La vente de médicaments en ligne retardée par un avis de l'Autorité de la concurrence
L'Autorité juge trop restrictif le projet d'arrêté sur le sujet. Elle veut que le gouvernement aille plus loin.
Autorisée, la vente de médicaments sur internet n'a toujours pas décollé en France. Et l'avis, défavorable, rendu par l'Autorité de la concurrence mercredi 15 mai, ralentit la mise en place du dispositif. L'Autorité a émis cet avis en raison de "l'ensemble important d'interdictions et de restrictions" qu'il contient.
La ministre des Affaires sociales et de la Santé, Marisol Touraine, a rendu une ordonnance le 19 décembre 2012, pour transposer une directive européenne de 2011. Cette dernière autorise la vente de médicaments sur internet, mais laisse la possibilité aux Etats membres de l'encadrer. Le ministère a limité cette vente aux seuls médicaments dits "en accès direct", c'est-à-dire vendus devant le comptoir du pharmacien. Mais, via une décision rendue le 15 février, le Conseil d'Etat a autorisé la vente de tous les médicaments sans ordonnance.
Que dit l'avis de l'Autorité ?
Le ministère de la Santé prône un alignement des prix sur internet et en officine.

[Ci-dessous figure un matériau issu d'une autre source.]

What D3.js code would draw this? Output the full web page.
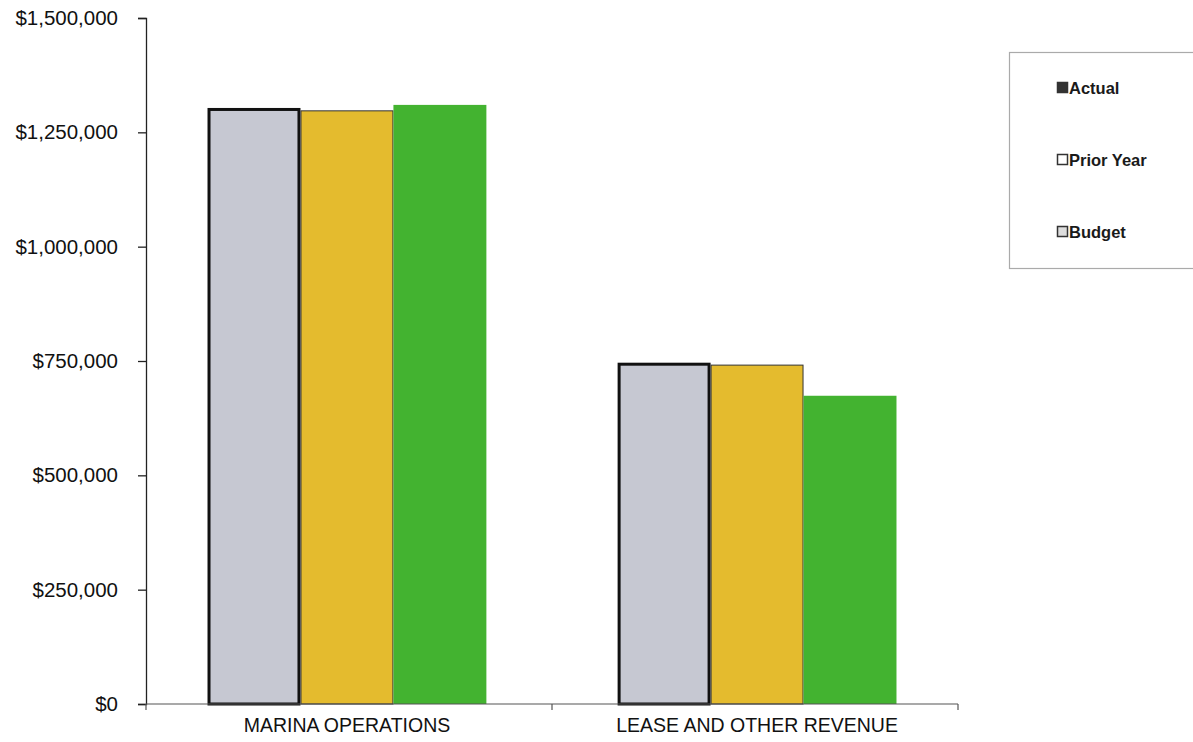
<!DOCTYPE html>
<html>
<head>
<meta charset="utf-8">
<script src="https://cdn.jsdelivr.net/npm/d3@7"></script>
<style>
  html, body { margin: 0; padding: 0; background: #fff; }
  svg { display: block; font-family: "Liberation Sans", Arial, sans-serif; }
</style>
</head>
<body>
<svg id="chart" width="1193" height="742"></svg>
<script>
const categories = ["MARINA OPERATIONS", "LEASE AND OTHER REVENUE"];
const seriesNames = ["Actual", "Prior Year", "Budget"];
const actualValues = [1300000, 743000];
const priorYearValues = [1297000, 741000];
const budgetValues = [1310000, 674000];
const yTicks = [0, 250000, 500000, 750000, 1000000, 1250000, 1500000];

const seriesValues = [actualValues, priorYearValues, budgetValues];
const fills = ["#c6c8d2", "#e4bb2e", "#43b330"];
const strokes = ["#111", "#333", "none"];
const strokeW = [3, 1, 0];

const svg = d3.select("#chart");
const x0 = 146, x1 = 958, yBase = 704, yTop = 18;

const x = d3.scaleBand().domain(categories).range([x0, x1]).paddingInner(0.32).paddingOuter(0.15);
const xs = d3.scaleBand().domain(seriesNames).range([0, x.bandwidth()]).padding(0);
const y = d3.scaleLinear().domain([0, 1500000]).range([yBase, yTop]);

const fmt = v => "$" + d3.format(",")(v);

// bars
const data = [];
categories.forEach((c, i) => seriesNames.forEach((s, j) => data.push({c, s, j, v: seriesValues[j][i]})));
svg.append("g").selectAll("rect").data(data).join("rect")
  .attr("x", d => x(d.c) + xs(d.s) + strokeW[d.j] / 2)
  .attr("y", d => y(d.v))
  .attr("width", d => xs.bandwidth() - strokeW[d.j])
  .attr("height", d => yBase - y(d.v))
  .attr("fill", d => fills[d.j])
  .attr("stroke", d => strokes[d.j])
  .attr("stroke-width", d => strokeW[d.j]);

// y axis
const yAxis = svg.append("g").attr("transform", `translate(${x0},0)`)
  .call(d3.axisLeft(y).tickValues(yTicks).tickFormat(fmt).tickSize(8).tickPadding(20));
yAxis.select(".domain").attr("stroke", "#222").attr("stroke-width", 1.3);
yAxis.selectAll(".tick line").attr("stroke", "#222").attr("stroke-width", 1.3);
yAxis.selectAll(".tick text").attr("fill", "#111").style("font-size", "20.5px")
  .style("font-family", "Liberation Sans, Arial, sans-serif");

// x axis
const xAxisG = svg.append("g").attr("transform", `translate(0,${yBase})`);
xAxisG.append("line").attr("x1", x0).attr("x2", x1).attr("stroke", "#555").attr("stroke-width", 1.2);
const boundaries = [x0, (x0 + x1) / 2, x1];
xAxisG.selectAll("line.tk").data(boundaries).join("line").attr("class", "tk")
  .attr("x1", d => d).attr("x2", d => d).attr("y1", 0).attr("y2", 6)
  .attr("stroke", "#555").attr("stroke-width", 1.2);
xAxisG.selectAll("text").data(categories).join("text")
  .attr("x", d => x(d) + x.bandwidth() / 2)
  .attr("y", 28)
  .attr("text-anchor", "middle")
  .attr("fill", "#111")
  .style("font-size", "19.5px")
  .text(d => d);

// legend
const lg = svg.append("g");
lg.append("rect").attr("x", 1009.5).attr("y", 52.5).attr("width", 190).attr("height", 216)
  .attr("fill", "#fff").attr("stroke", "#aaa").attr("stroke-width", 1.2);
const legendY = d3.scalePoint().domain(seriesNames).range([88, 232]);
const items = lg.selectAll("g.item").data(seriesNames).join("g").attr("class", "item")
  .attr("transform", d => `translate(1057,${legendY(d)})`);
items.append("rect").attr("x", 0.5).attr("y", -5.5).attr("width", 10).attr("height", 10)
  .attr("fill", (d, i) => ["#333", "#fff", "#ddd"][i])
  .attr("stroke", "#333").attr("stroke-width", 1.5);
items.append("text").attr("x", 12).attr("y", 6)
  .attr("fill", "#1a1a1a").style("font-size", "16.5px").style("font-weight", "bold")
  .text(d => d);
</script>
</body>
</html>
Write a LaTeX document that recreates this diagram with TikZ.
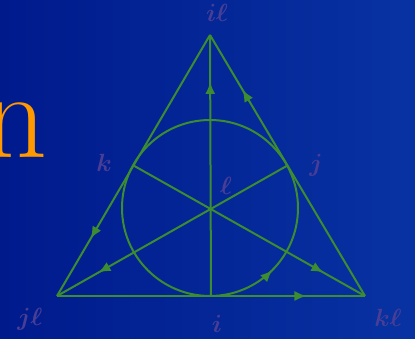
\documentclass[tikz,border=0pt]{standalone}
\usepackage{amsmath,amssymb}
\usepackage{tikz}
\usetikzlibrary{arrows.meta,calc,decorations.markings}

\definecolor{fanogreen}{RGB}{60,140,50}
\definecolor{labelblue}{RGB}{72,62,150}
\definecolor{titleorange}{RGB}{255,153,0}
\definecolor{bgleft}{RGB}{0,26,140}
\definecolor{bgright}{RGB}{8,50,162}

\begin{document}
\begin{tikzpicture}[x=1pt,y=1pt,
  edge/.style={fanogreen, line width=2pt},
  arrowat/.style={postaction={decorate},
    decoration={markings,mark=at position #1 with {\arrow{Latex[length=12pt,width=10pt]}}}},
  lbl/.style={labelblue, inner sep=0pt, font=\fontsize{25}{25}\selectfont}]

\useasboundingbox (0,0) rectangle (415,339);
\clip (0,0) rectangle (415,339);
\shade[left color=bgleft, right color=bgright] (0,0) rectangle (415,339);

\node[titleorange, anchor=base east, inner sep=0pt, font=\fontsize{125}{125}\selectfont] (title) at (48,181) {n};

% the seven points
\coordinate (il) at (210,304);
\coordinate (jl) at (57,43);
\coordinate (kl) at (365,43);
\coordinate (i) at ($(jl)!0.5!(kl)$);
\coordinate (j) at ($(il)!0.5!(kl)$);
\coordinate (k) at ($(il)!0.5!(jl)$);
\coordinate (l) at (210,131);

% triangle sides
\draw[edge, arrowat=0.78] (il) -- (jl);
\draw[edge, arrowat=0.81] (jl) -- (kl);
\draw[edge, arrowat=0.79] (kl) -- (il);

% lines through the centre
\draw[edge, arrowat=0.82] (i) -- (il);
\draw[edge, arrowat=0.82] (j) -- (jl);
\draw[edge, arrowat=0.82] (k) -- (kl);

% the circle
\draw[edge, arrowat=0.125] (l) ++(-90:88) arc[start angle=-90, end angle=270, radius=88];

\node[lbl] (lil) at (217,326) {$\boldsymbol{i\ell}$};
\node[lbl] (ljl) at (30,20) {$\boldsymbol{j\ell}$};
\node[lbl] (lkl) at (388,21) {$\boldsymbol{k\ell}$};
\node[lbl] (li) at (217,15) {$\boldsymbol{i}$};
\node[lbl] (lj) at (316,174) {$\boldsymbol{j}$};
\node[lbl] (lk) at (104,176) {$\boldsymbol{k}$};
\node[lbl] (ll) at (226,153) {$\boldsymbol{\ell}$};

\end{tikzpicture}
\end{document}
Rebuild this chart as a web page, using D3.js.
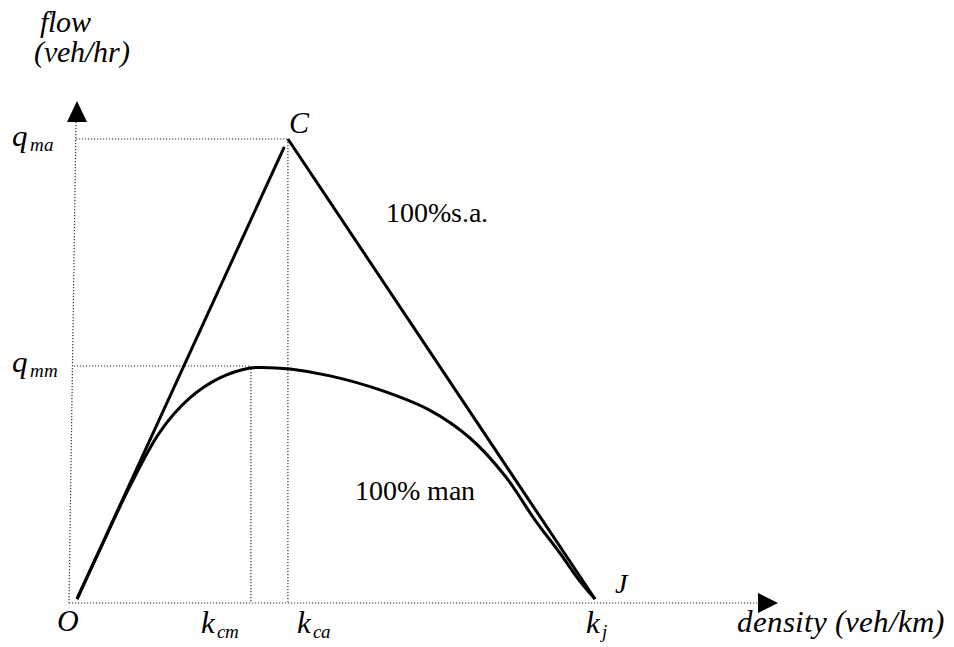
<!DOCTYPE html>
<html>
<head>
<meta charset="utf-8">
<script src="https://cdn.jsdelivr.net/npm/d3@7"></script>
<style>
  @font-face { font-family: "ChartSerif"; font-style: normal; src: local("Liberation Serif"), local("LiberationSerif"), local("Times New Roman"), local("FreeSerif"); }
  @font-face { font-family: "ChartSerif"; font-style: italic; src: local("Liberation Serif Italic"), local("LiberationSerif-Italic"), local("Times New Roman Italic"), local("FreeSerif Italic"); }
  body { margin: 0; background: #fff; }
  .lbl { font-family: "ChartSerif", "Liberation Serif", "Times New Roman", Times, Tinos, FreeSerif, serif; }
</style>
</head>
<body>
<svg id="chart" width="954" height="647"></svg>
<script>
// Fundamental diagram: flow vs density, automated vs manual traffic
const densityJam = 140;        // k_j (veh/km)
const densityCritAuto = 57;    // k_ca
const densityCritMan = 47;     // k_cm
const flowMaxAuto = 2000;      // q_ma (veh/hr)
const flowMaxMan = 1013;       // q_mm

// 100% manual: concave flow-density curve
const manDensity = [0, 6.2, 14.3, 22.4, 30.5, 38.6, 46.8, 50, 57.6, 68.4, 81.9, 95.4, 106.2, 115.7, 123.8, 130.5, 135.9, 140];
const manFlow    = [0, 215, 490, 726, 874, 961, 1004, 1007, 1000, 970, 909, 820, 700, 535, 343, 200, 78, 0];

// 100% self-automated: triangular diagram O -> C -> J
const saDensity = [0, densityCritAuto, densityJam];
const saFlow    = [0, flowMaxAuto, 0];

const svg = d3.select("#chart");

const x = d3.scaleLinear().domain([0, densityJam]).range([77, 595]);
const y = d3.scaleLinear().domain([0, flowMaxAuto]).range([599, 139]);

const axisY = 603;

// dotted axes and guides
function dline(x1, y1, x2, y2) {
  return svg.append("line").attr("x1", x1).attr("y1", y1).attr("x2", x2).attr("y2", y2)
    .attr("fill", "none").attr("stroke", "#333").attr("stroke-width", 1.2)
    .attr("stroke-dasharray", "1.2,1.8");
}
dline(x(0) - 1, 122, x(0) - 8, axisY);          // flow axis
dline(x(0) - 8, axisY, 760, axisY);             // density axis

// arrow heads
svg.append("path").attr("d", `M${x(0)},101 L${x(0) - 10},122 L${x(0) + 10},122 Z`).attr("fill", "#000");
svg.append("path").attr("d", `M778,${axisY} L758,${axisY - 10} L758,${axisY + 10} Z`).attr("fill", "#000");

// guide lines to capacity points
dline(x(0) - 1, y(flowMaxAuto), x(densityCritAuto), y(flowMaxAuto));
dline(x(densityCritAuto), y(flowMaxAuto), x(densityCritAuto), axisY);
dline(x(0) - 3, y(flowMaxMan), x(densityCritMan), y(flowMaxMan));
dline(x(densityCritMan), y(flowMaxMan), x(densityCritMan), axisY);

// self-automated branches (free-flow branch stops just short of C)
const line = d3.line().x(d => x(d[0])).y(d => y(d[1]));
const freeEnd = 0.983;
svg.append("path")
  .attr("d", line([[saDensity[0], saFlow[0]], [saDensity[1] * freeEnd, saFlow[1] * freeEnd]]))
  .attr("fill", "none").attr("stroke", "#000").attr("stroke-width", 3);
svg.append("path")
  .attr("d", line([[saDensity[1], saFlow[1]], [saDensity[2], saFlow[2]]]))
  .attr("fill", "none").attr("stroke", "#000").attr("stroke-width", 3);

// manual curve
const manPts = manDensity.map((k, i) => [k, manFlow[i]]);
svg.append("path")
  .attr("d", d3.line().x(d => x(d[0])).y(d => y(d[1])).curve(d3.curveCatmullRom.alpha(0.5))(manPts))
  .attr("fill", "none").attr("stroke", "#000").attr("stroke-width", 3);

// text helpers
function txt(s, tx, ty, size, italic) {
  return svg.append("text").attr("class", "lbl").attr("x", tx).attr("y", ty)
    .style("font-size", size + "px").style("font-style", italic ? "italic" : "normal")
    .text(s);
}
function subLabel(main, sub, tx, ty) {
  const t = svg.append("text").attr("class", "lbl").attr("x", tx).attr("y", ty)
    .style("font-style", "italic");
  t.append("tspan").style("font-size", "31px").text(main);
  t.append("tspan").style("font-size", "19px").attr("dy", 5).attr("dx", 2).text(sub);
  return t;
}

// axis titles
txt("flow", 40, 32, 30, true);
txt("(veh/hr)", 34, 62, 30, true);
txt("density (veh/km)", 737, 632, 31, true);

// axis annotations
subLabel("q", "ma", 12, 146);
subLabel("q", "mm", 12, 372);
txt("O", 57, 631, 30, true);
subLabel("k", "cm", 201, 633);
subLabel("k", "ca", 297, 633);
subLabel("k", "j", 586, 633);

// point labels
txt("C", 289, 133, 30, true);
txt("J", 615, 593, 28, true);

// series labels
txt("100%s.a.", 386, 222, 28, false);
txt("100% man", 355, 500, 28, false);
</script>
</body>
</html>
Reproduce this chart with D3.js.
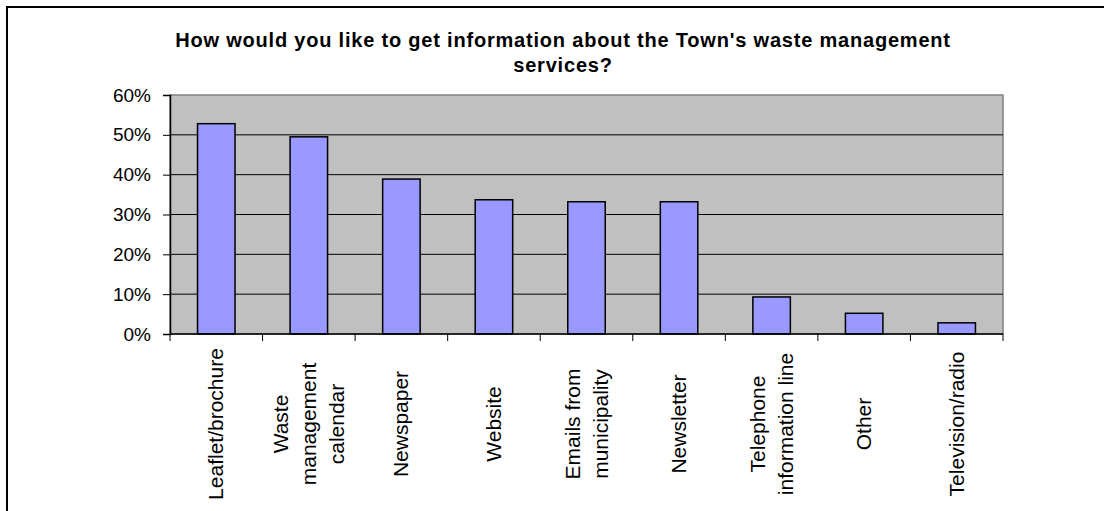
<!DOCTYPE html>
<html lang="en">
<head>
<meta charset="utf-8">
<title>waste management information</title>
<script src="https://cdn.jsdelivr.net/npm/d3@7"></script>
<style>
html, body { margin: 0; background: #fff; overflow: hidden; }
svg { display: block; }
svg text { font-family: "Liberation Sans", Arial, sans-serif; fill: #000; }
</style>
</head>
<body>
<script>

// data
var categories = ["Leaflet/brochure", "Waste\nmanagement\ncalendar", "Newspaper", "Website",
                  "Emails from\nmunicipality", "Newsletter", "Telephone\ninformation line",
                  "Other", "Television/radio"];
var values = [52.8, 49.5, 38.9, 33.7, 33.2, 33.2, 9.3, 5.2, 2.8];
var yTicks = [0, 10, 20, 30, 40, 50, 60];
var titleLines = ["How would you like to get information about the Town's waste management",
                  "services?"];

var width = 1104, height = 511;
var plot = {left: 170, right: 1003, top: 95, bottom: 334};

var svg = d3.select("body").append("svg")
    .attr("width", width)
    .attr("height", height);

// outer chart border (only top and left are inside the picture)
svg.append("rect")
    .attr("x", 7).attr("y", 7)
    .attr("width", width + 40).attr("height", height + 40)
    .attr("fill", "#fff")
    .attr("stroke", "#000")
    .attr("stroke-width", 2);

var x = d3.scaleBand()
    .domain(categories)
    .range([plot.left, plot.right])
    .paddingInner(0.595)
    .paddingOuter(0.2975);

var xTicks = d3.scaleBand()
    .domain(categories)
    .range([plot.left, plot.right]);

var y = d3.scaleLinear()
    .domain([0, 60])
    .range([plot.bottom, plot.top]);

// plot area
svg.append("rect")
    .attr("x", plot.left).attr("y", plot.top)
    .attr("width", plot.right - plot.left)
    .attr("height", plot.bottom - plot.top)
    .attr("fill", "#c0c0c0")
    .attr("stroke", "#808080")
    .attr("stroke-width", 1.5);

// gridlines
svg.append("g").selectAll("line")
    .data(yTicks.filter(function(d) { return d > 0 && d < 60; }))
    .enter().append("line")
    .attr("x1", plot.left).attr("x2", plot.right)
    .attr("y1", function(d) { return y(d); })
    .attr("y2", function(d) { return y(d); })
    .attr("stroke", "#000")
    .attr("stroke-width", 1);

// bars
svg.append("g").selectAll("rect")
    .data(values)
    .enter().append("rect")
    .attr("x", function(d, i) { return x(categories[i]); })
    .attr("y", function(d) { return y(d); })
    .attr("width", x.bandwidth())
    .attr("height", function(d) { return y(0) - y(d); })
    .attr("fill", "#9999ff")
    .attr("stroke", "#000")
    .attr("stroke-width", 1.5);

// y axis
var yAxis = svg.append("g")
    .attr("transform", "translate(" + plot.left + ",0)")
    .call(d3.axisLeft(y)
        .tickValues(yTicks)
        .tickSize(7)
        .tickPadding(12)
        .tickFormat(function(d) { return d + "%"; }));
yAxis.select(".domain").attr("stroke", "#000").attr("stroke-width", 1.5);
yAxis.selectAll(".tick line").attr("stroke", "#000");
yAxis.selectAll("text")
    .attr("font-size", 19)
    .attr("font-family", null);

// x axis
var xAxis = svg.append("g")
    .attr("transform", "translate(0," + plot.bottom + ")");
xAxis.append("line")
    .attr("x1", plot.left).attr("x2", plot.right)
    .attr("stroke", "#000").attr("stroke-width", 1.5);
xAxis.selectAll(".tk")
    .data(categories.concat(["end"]))
    .enter().append("line")
    .attr("class", "tk")
    .attr("x1", function(d, i) { return i < categories.length ? xTicks(d) : plot.right; })
    .attr("x2", function(d, i) { return i < categories.length ? xTicks(d) : plot.right; })
    .attr("y1", 0).attr("y2", 7)
    .attr("stroke", "#000");

var lineGap = 28;
var label = xAxis.selectAll(".lbl")
    .data(categories)
    .enter().append("text")
    .attr("class", "lbl")
    .attr("font-size", 21)
    .attr("text-anchor", "middle")
    .attr("transform", function(d) {
        var cx = xTicks(d) + xTicks.bandwidth() / 2;
        return "translate(" + cx + ",90) rotate(-90)";
    });
label.each(function(d) {
    var lines = d.split("\n");
    var t = d3.select(this);
    lines.forEach(function(s, j) {
        t.append("tspan")
            .attr("x", 0)
            .attr("y", (j - (lines.length - 1) / 2) * lineGap + 7)
            .text(s);
    });
});

// title
svg.append("g").selectAll("text")
    .data(titleLines)
    .enter().append("text")
    .attr("x", 563)
    .attr("y", function(d, i) { return 47 + i * 25; })
    .attr("text-anchor", "middle")
    .attr("font-weight", "bold")
    .attr("font-size", 20)
    .attr("letter-spacing", "0.8px")
    .text(function(d) { return d; });

</script>
</body>
</html>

L'Autorité considère que ces dispositions, "restrictives de concurrence", visent "à limiter le développement de la vente en ligne de médicaments par les pharmaciens français, voire même à dissuader ces derniers d'utiliser ce canal de vente".
En clair, l'Autorité juge que l'alignement des prix irait à l'encontre de l'intérêt du consommateur. En effet, celui-ci pourrait payer plus cher les produits achetés en ligne, à cause des frais de port pour la livraison.
"Il serait regrettable de marginaliser les officines françaises en les privant d'opportunités nouvelles de développement, alors que leurs concurrentes établies dans d'autres Etats membres en bénéficieraient, y compris en servant la demande française", ajoute l'Autorité. "Les Français n'hésitent pas à commander sur des sites hors de France", note Le Monde.
Que préconise-t-il ?
L'Autorité préconise que la "vente en ligne ne soit pas limitée aux seuls médicaments que le pharmacien est autorisé à présenter en accès direct au public, mais soit élargie à l'ensemble des médicaments non soumis à prescription". Selon elle, les pharmaciens devraient également pouvoir proposer médicaments et produits de parapharmacie sur un même site internet.
Quelles sont les réactions ?
L'UFC-Que Choisir a salué, mercredi, l'avis défavorable de l'Autorité de la concurrence. "Le projet d'arrêté a été très clairement piloté en sous-main par les pharmaciens. Sous des prétextes fallacieux de sécurité sanitaire, tout a été fait pour entraver la concurrence et ne pas permettre de baisse de prix", a expliqué Mathieu Escot, en charge des questions de santé pour l'association de consommateurs. Si "l'on y ajoute les frais de port, l'achat en ligne sera forcément plus cher. C'est un vrai coup porté à la concurrence qui ouvrira un boulevard à des ventes depuis des sites étrangers", a-t-il affirmé.
Cet avis va dans le sens de la décision du Conseil d'Etat, qui a permis d'ouvrir le commerce en ligne à environ 3 500 remèdes. Mais le gouvernement, tout comme la présidente du Conseil national de l'Ordre des pharmaciens, joue la prudence. Cette dernière avait jugé, en février, "préoccupant" du point de vue "sanitaire" l'élargissement de la liste des médicaments vendus sur internet.